“The Hunger Games: Mockingjay — Part 2”: It’s Heavy

“The Hunger Games: Mockingjay — Part 2”: It’s Heavy


Essentially, The Hunger Games: Mockingjay — Part 2 does exactly what you want it to: it faithfully portrays the final cluster of action sequences and delivers on that cathartic epilogue. The ongoing love triangle that so defined the first three films is largely absent in this, the orgy of thinly veiled social commentary and inevitable purging of central characters. It’s heavy.

The third book is pretty unanimously regarded as a tough (if not dislikable) read, with Katniss’s questionable mental and emotional states pressing the YA action through the “PLEASE STOP” filter. However, the film’s rock-solid performances from the still-perfect cast — Woody Harrelson, Elizabeth Banks, Donald Sutherland, and company — make the film a far more coherent and trimmed-down experience. It does make for missing Effie, Haymitch, and Caesar Flickerman, though, as the majority of the film centers around Katniss “Man is the Most Dangerous Animal of All to Kill” Everdeen’s quest to throw down with President Snow herself.

Obviously, as a nerd for whom pop culture is a religious affiliation, I love me some YA and some resulting movie franchises. A great deal of their appeal is rooted in obvious metaphor and allegory jacked to the point of melodrama. High emotion, high stakes, high salaries for Hollywood’s darlings de jour, vampires, werezombies, alien mermaids, whatever. It’s generally comfortable escapism, but world events for the past week have given this film, at this moment, some real gravitas.
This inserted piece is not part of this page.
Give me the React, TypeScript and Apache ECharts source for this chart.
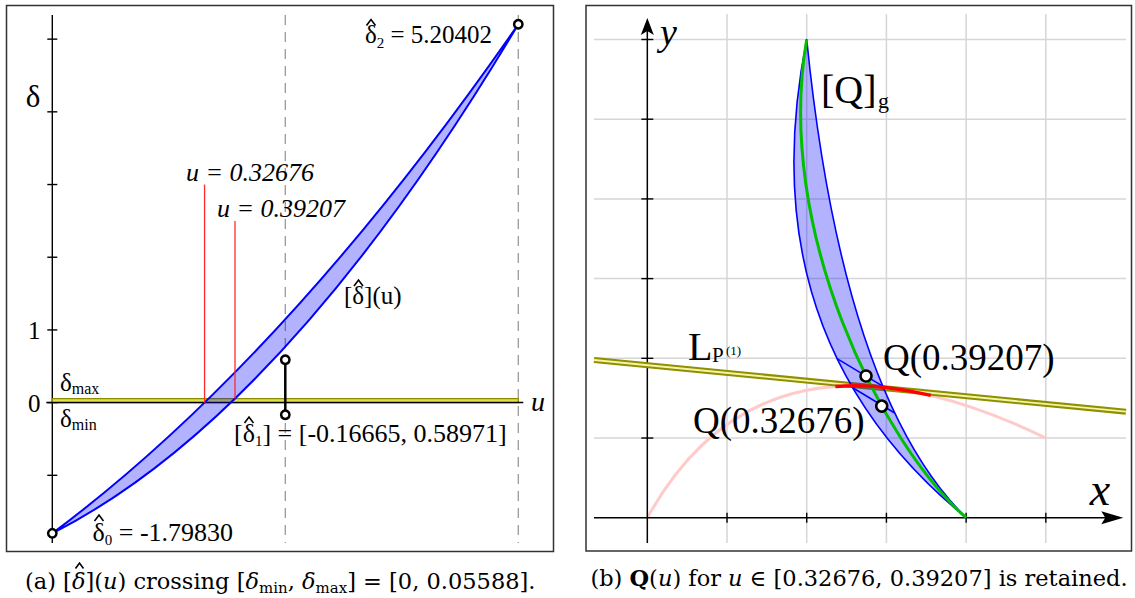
import React, { useEffect, useRef } from "react";
import * as echarts from "echarts";

const SERIF = "Liberation Serif, serif";
const DJV = "DejaVu Serif, serif";

// ---------- Panel (a): [δ̂](u) ----------
const uDomain = [0, 1];
const deltaDomain = [-1.931, 5.332];
const bernsteinU = [0, 0.5, 1];
const deltaHat0 = -1.7983;
const deltaHat1 = [-0.16665, 0.58971];
const deltaHat2 = 5.20402;
const deltaBand = [0, 0.05588];
const uCross = [0.32676, 0.39207];
const crossFoot = [0, 0.05588];
const crossTop = [3, 2.5];
const deltaTicks = [-1, 0, 1, 2, 3, 4, 5];
const deltaLabelValues = [0, 1];
const deltaLabels = ["0", "1"];
const uDashed = [0.5, 1];

// ---------- Panel (b): Q(u) in the x-y plane ----------
const xDomain = [-0.669, 6.006];
const yDomain = [-0.317, 6.32];
const gridXs = [1, 2, 3, 4, 5];
const gridYs = [1, 2, 3, 4, 5, 6];
const xAxisEnd = 5.972;
const yAxisEnd = 6.27;
const qStart = [4, 0];
const qEnd = [2, 6];
const qCtrlLeft = [1.25, 2.25];
const qCtrlRight = [2.45, 1.53];
const greenCtrl = [[4, 0], [2.946, 0.93], [1.585, 3.61], [2, 6]];
const pinkCtrl = [[0, 0], [1.5, 2.7], [5, 1]];
const redCtrl = [[2.36, 1.648], [2.914, 1.688], [3.557, 1.535]];
const lineL = [[-0.669, 1.979], [6.006, 1.33]];
const crossSegs = [
  [[2.381, 1.995], [2.953, 1.651]],
  [[2.577, 1.631], [3.104, 1.314]],
];
const qPoints = [[2.941, 1.401], [2.744, 1.778]];

const pt = (p: number[]) => `${p[0].toFixed(2)} ${p[1].toFixed(2)}`;
const seg = (a: number[], b: number[], style: any) => ({
  type: "line",
  shape: { x1: a[0], y1: a[1], x2: b[0], y2: b[1] },
  style: { fill: "none", ...style },
});
const pathEl = (d: string, style: any) => ({
  type: "path",
  shape: { pathData: d },
  style,
});
const ring = (p: number[], r: number) => ({
  type: "circle",
  shape: { cx: p[0], cy: p[1], r },
  style: { fill: "#fff", stroke: "#000", lineWidth: 2.5 },
});

const renderA = (_params: any, api: any) => {
  const c = (u: number, d: number) => api.coord([u, d]);
  const ch: any[] = [];
  uDashed.forEach((u) => {
    ch.push(seg(c(u, deltaDomain[1]), c(u, deltaDomain[0]), { stroke: "#9a9a9a", lineWidth: 1.3, lineDash: [10, 7] }));
  });
  ch.push(seg(c(0, deltaDomain[1]), c(0, deltaDomain[0]), { stroke: "#000", lineWidth: 1.4 }));
  deltaTicks.forEach((t) => {
    const p = c(0, t);
    ch.push(seg([p[0] - 5, p[1]], [p[0] + 5, p[1]], { stroke: "#000", lineWidth: 1.4 }));
  });
  deltaLabelValues.forEach((v, i) => {
    const p = c(0, v);
    ch.push({
      type: "text",
      x: p[0] - 18,
      y: p[1] + 1,
      style: { text: deltaLabels[i], fontSize: 25, fontFamily: SERIF, fill: "#000", align: "center", verticalAlign: "middle" },
    });
  });
  const b0 = c(uDomain[0], deltaBand[0]);
  const b1 = c(uDomain[1], deltaBand[0]);
  const b2 = c(uDomain[1], deltaBand[1]);
  const b3 = c(uDomain[0], deltaBand[1]);
  ch.push({ type: "polygon", shape: { points: [b0, b1, b2, b3] }, style: { fill: "#e2e24a", stroke: "#8c8c00", lineWidth: 1.3 } });
  ch.push(seg([b0[0] - 6, b0[1]], [b1[0] + 5, b1[1]], { stroke: "#000", lineWidth: 1.5 }));
  const p0 = c(bernsteinU[0], deltaHat0);
  const cu = c(bernsteinU[1], deltaHat1[1]);
  const cl = c(bernsteinU[1], deltaHat1[0]);
  const p2 = c(bernsteinU[2], deltaHat2);
  ch.push(
    pathEl(`M${pt(p0)} Q${pt(cu)} ${pt(p2)} Q${pt(cl)} ${pt(p0)} Z`, {
      fill: "rgba(0,0,255,0.3)",
      stroke: "#0000ff",
      lineWidth: 2,
      lineJoin: "round",
    })
  );
  uCross.forEach((u, i) => {
    ch.push(seg(c(u, crossFoot[i]), c(u, crossTop[i]), { stroke: "#ff2a2a", lineWidth: 1.3 }));
  });
  const m0 = c(bernsteinU[1], deltaHat1[0]);
  const m1 = c(bernsteinU[1], deltaHat1[1]);
  ch.push(seg(m0, m1, { stroke: "#000", lineWidth: 2.5 }));
  ch.push(ring(m0, 4.2));
  ch.push(ring(m1, 4.2));
  ch.push(ring(p0, 4.2));
  ch.push(ring(p2, 4.2));
  return { type: "group", children: ch };
};

const renderB = (_params: any, api: any) => {
  const c = (p: number[]) => api.coord(p);
  const ch: any[] = [];
  const gridStyle = { stroke: "#d6d6d6", lineWidth: 1.5 };
  gridXs.forEach((x) => ch.push(seg(c([x, yDomain[1]]), c([x, yDomain[0]]), gridStyle)));
  gridYs.forEach((y) => ch.push(seg(c([xDomain[0], y]), c([xDomain[1], y]), gridStyle)));
  ch.push(pathEl(`M${pt(c(pinkCtrl[0]))} Q${pt(c(pinkCtrl[1]))} ${pt(c(pinkCtrl[2]))}`, { fill: "none", stroke: "#ffcaca", lineWidth: 3 }));
  const xa = c([xDomain[0], 0]);
  const xe = c([xAxisEnd, 0]);
  ch.push(seg(xa, [xe[0] - 10, xe[1]], { stroke: "#000", lineWidth: 1.5 }));
  ch.push({
    type: "polygon",
    shape: { points: [xe, [xe[0] - 22, xe[1] - 6.5], [xe[0] - 18, xe[1]], [xe[0] - 22, xe[1] + 6.5]] },
    style: { fill: "#000" },
  });
  const ya = c([0, yDomain[0]]);
  const ye = c([0, yAxisEnd]);
  ch.push(seg(ya, [ye[0], ye[1] + 10], { stroke: "#000", lineWidth: 1.5 }));
  ch.push({
    type: "polygon",
    shape: { points: [ye, [ye[0] - 6.5, ye[1] + 17], [ye[0], ye[1] + 13], [ye[0] + 6.5, ye[1] + 17]] },
    style: { fill: "#000" },
  });
  gridXs.forEach((x) => {
    const p = c([x, 0]);
    ch.push(seg([p[0], p[1] - 5], [p[0], p[1] + 5], { stroke: "#000", lineWidth: 1.4 }));
  });
  gridYs.forEach((y) => {
    const p = c([0, y]);
    ch.push(seg([p[0] - 6, p[1]], [p[0] + 6, p[1]], { stroke: "#000", lineWidth: 1.4 }));
  });
  const l0 = c(lineL[0]);
  const l1 = c(lineL[1]);
  ch.push(seg(l0, l1, { stroke: "#8f8f00", lineWidth: 6 }));
  ch.push(seg(l0, l1, { stroke: "#f4f4a6", lineWidth: 1.8 }));
  const s = c(qStart);
  const e = c(qEnd);
  ch.push(
    pathEl(`M${pt(s)} Q${pt(c(qCtrlLeft))} ${pt(e)} Q${pt(c(qCtrlRight))} ${pt(s)} Z`, {
      fill: "rgba(0,0,255,0.3)",
      stroke: "#0000ff",
      lineWidth: 1.6,
      lineJoin: "round",
    })
  );
  crossSegs.forEach((sg) => ch.push(seg(c(sg[0]), c(sg[1]), { stroke: "#0000ff", lineWidth: 1.5 })));
  ch.push(
    pathEl(`M${pt(c(greenCtrl[0]))} C${pt(c(greenCtrl[1]))} ${pt(c(greenCtrl[2]))} ${pt(c(greenCtrl[3]))}`, {
      fill: "none",
      stroke: "#00c000",
      lineWidth: 3,
    })
  );
  ch.push(pathEl(`M${pt(c(redCtrl[0]))} Q${pt(c(redCtrl[1]))} ${pt(c(redCtrl[2]))}`, { fill: "none", stroke: "#ff0000", lineWidth: 3.5 }));
  qPoints.forEach((q) => ch.push(ring(c(q), 5.5)));
  return { type: "group", children: ch };
};

const txt = (x: number, y: number, text: string, size: number, extra: any = {}) => ({
  type: "text",
  x,
  y,
  z: 10,
  silent: true,
  style: {
    text,
    fontSize: size,
    fontFamily: extra.family || SERIF,
    fill: "#000",
    align: extra.align || "left",
    verticalAlign: "middle",
    fontStyle: extra.italic ? "italic" : "normal",
    fontWeight: extra.bold ? "bold" : "normal",
  },
});

const rtxt = (x: number, y: number, text: string, rich: any, align = "left") => ({
  type: "text",
  x,
  y,
  z: 10,
  silent: true,
  style: { text, rich, fill: "#000", align, verticalAlign: "middle", fontFamily: SERIF },
});

// circumflex accent drawn over a δ (centre x, top y)
const hat = (cx: number, top: number, w = 4.5, h = 6) => ({
  type: "polyline",
  z: 10,
  silent: true,
  shape: { points: [[cx - w, top + h], [cx, top], [cx + w, top + h]] },
  style: { stroke: "#000", lineWidth: 1.6, fill: "none", lineJoin: "miter" },
});

const mainRich = (size: number, lh: number, fam = SERIF) => ({
  m: { fontSize: size, fontFamily: fam, lineHeight: lh, fill: "#000" },
  i: { fontSize: size, fontFamily: fam, lineHeight: lh, fontStyle: "italic", fill: "#000" },
});
const subRich = (size: number, pad: number, fam = SERIF) => ({ fontSize: size, fontFamily: fam, lineHeight: size, padding: [pad, 0, 0, 0], fill: "#000" });

const graphics: any[] = [
  { type: "rect", z: 5, shape: { x: 6.5, y: 5.5, width: 547, height: 546 }, style: { fill: "none", stroke: "#333", lineWidth: 1.5 } },
  { type: "rect", z: 5, shape: { x: 586, y: 5.5, width: 545.5, height: 545.5 }, style: { fill: "none", stroke: "#333", lineWidth: 1.5 } },
  txt(33, 96, "δ", 31, { align: "center" }),
  rtxt(365, 34.5, `{m|δ}{s|2}{m| = 5.20402}`, { ...mainRich(25, 34), s: subRich(15, 17) }),
  hat(371, 19.5),
  txt(186, 172.5, "u = 0.32676", 26, { italic: true }),
  txt(217, 208.5, "u = 0.39207", 26, { italic: true }),
  rtxt(344, 295, `{m|[δ](u)}`, mainRich(25, 34)),
  hat(358.5, 280),
  rtxt(60, 382, `{m|δ}{s|max}`, { ...mainRich(25, 32), s: subRich(16, 12) }),
  rtxt(60, 418.5, `{m|δ}{s|min}`, { ...mainRich(25, 32), s: subRich(16, 12) }),
  rtxt(234, 433.5, `{m|[δ}{s|1}{m|] = [-0.16665, 0.58971]}`, { ...mainRich(26, 34), s: subRich(15, 15) }),
  hat(249, 417),
  rtxt(92.5, 532, `{m|δ}{s|0}{m| = -1.79830}`, { ...mainRich(26, 34), s: subRich(15, 15) }),
  hat(99, 515),
  txt(538, 401, "u", 28, { italic: true, align: "center" }),
  rtxt(
    25,
    581,
    `{m|(a) [}{i|δ}{m|](}{i|u}{m|) crossing [}{i|δ}{s|min}{m|, }{i|δ}{s|max}{m|] = [0, 0.05588].}`,
    { ...mainRich(22.5, 30, DJV), s: subRich(15, 13, DJV) },
    "left"
  ),
  hat(79.5, 563, 4, 5.5),
  txt(660, 32, "y", 38, { italic: true }),
  txt(1100, 489, "x", 46, { italic: true, align: "center" }),
  txt(821, 89, "[Q]", 40),
  txt(878, 100.5, "g", 22),
  txt(688, 346.4, "L", 40),
  txt(712, 354.9, "P", 21),
  txt(726, 350, "(1)", 13),
  txt(883, 357, "Q(0.39207)", 37),
  txt(693, 420, "Q(0.32676)", 37),
  rtxt(
    859,
    578,
    `{m|(b) }{b|Q}{m|(}{i|u}{m|) for }{i|u}{m| ∈ [0.32676, 0.39207] is retained.}`,
    { ...mainRich(22.5, 30, DJV), b: { fontSize: 22.5, fontFamily: DJV, fontWeight: "bold", lineHeight: 30, fill: "#000" } },
    "center"
  ),
];

export default function App() {
  const ref = useRef<HTMLDivElement>(null);
  useEffect(() => {
    const chart = echarts.init(ref.current as HTMLDivElement, null, { renderer: "svg" });
    chart.setOption({
      animation: false,
      backgroundColor: "#fff",
      grid: [
        { left: 52.3, top: 15, width: 466, height: 528 },
        { left: 594, top: 14, width: 532, height: 529 },
      ],
      xAxis: [
        { type: "value", gridIndex: 0, min: uDomain[0], max: uDomain[1], show: false },
        { type: "value", gridIndex: 1, min: xDomain[0], max: xDomain[1], show: false },
      ],
      yAxis: [
        { type: "value", gridIndex: 0, min: deltaDomain[0], max: deltaDomain[1], show: false },
        { type: "value", gridIndex: 1, min: yDomain[0], max: yDomain[1], show: false },
      ],
      series: [
        { type: "custom", xAxisIndex: 0, yAxisIndex: 0, data: [[0, 0]], renderItem: renderA, silent: true, clip: false },
        { type: "custom", xAxisIndex: 1, yAxisIndex: 1, data: [[0, 0]], renderItem: renderB, silent: true, clip: false },
      ],
      graphic: graphics,
    });
    return () => chart.dispose();
  }, []);
  return (
    <div
      ref={ref}
      style={{ position: "absolute", left: 0, top: 0, width: 1135, height: 598, background: "#fff" }}
    />
  );
}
I don’t walk into a movie looking to pick the philosophical meat from the bones when the target demographic is weeping in the lobby before the movie even starts — but it’s impossible to be engaged with the news on any level and not feel all of it seeping into this film. The rebels struggling for civil and human rights, and the question of whether they are indeed enemies or not, are familiar figures. The violence in Paris and the questions around extremism and what rules may exist in warfare also make some parts of this fictional story hit particularly hard. It’s almost impossible to watch the last battle for the capitol and not think about real-life terrorism — and the danger of supporting the enemy of your enemy, only to have them rise up and repeat the sins of the past.

There’s even an economic and political theory gut-punch at the end of the movie. As we slog through an election cycle dominated by special interests, an egomaniacal billionaire, and the omnipotent Koch brothers, I’m going to shudder a little bit harder every time someone draws attention to the slide from democracy to plutocracy.

This hyper-relevance only works against the film at the very end, with a scene featuring narration, taken directly from the book, that’s just saccharine. It’s unbearably cheesy and reductionist after the previous two hours of serious action. It feels like a disservice to the entire franchise to end on such a small, tidy afterthought. Maybe it wouldn’t have been quite as bad, and could have blended in with the rest of the YA film franchise endings, if the rest of the movie didn’t feel so immediate.

It feels validating to see the characters you’ve grown so attached to struggling so hard against such legitimate, fundamental questions and problems in the world right now. Maybe that means that there couldn’t be an ending that would feel satisfying because no one is writing a tidy little epilogue for Syrian refugees — but maybe having the opportunity to process even a few of the multitude of feelings and ideas about our own violent and contradictory world is already something very different than you expect from a blockbuster franchise.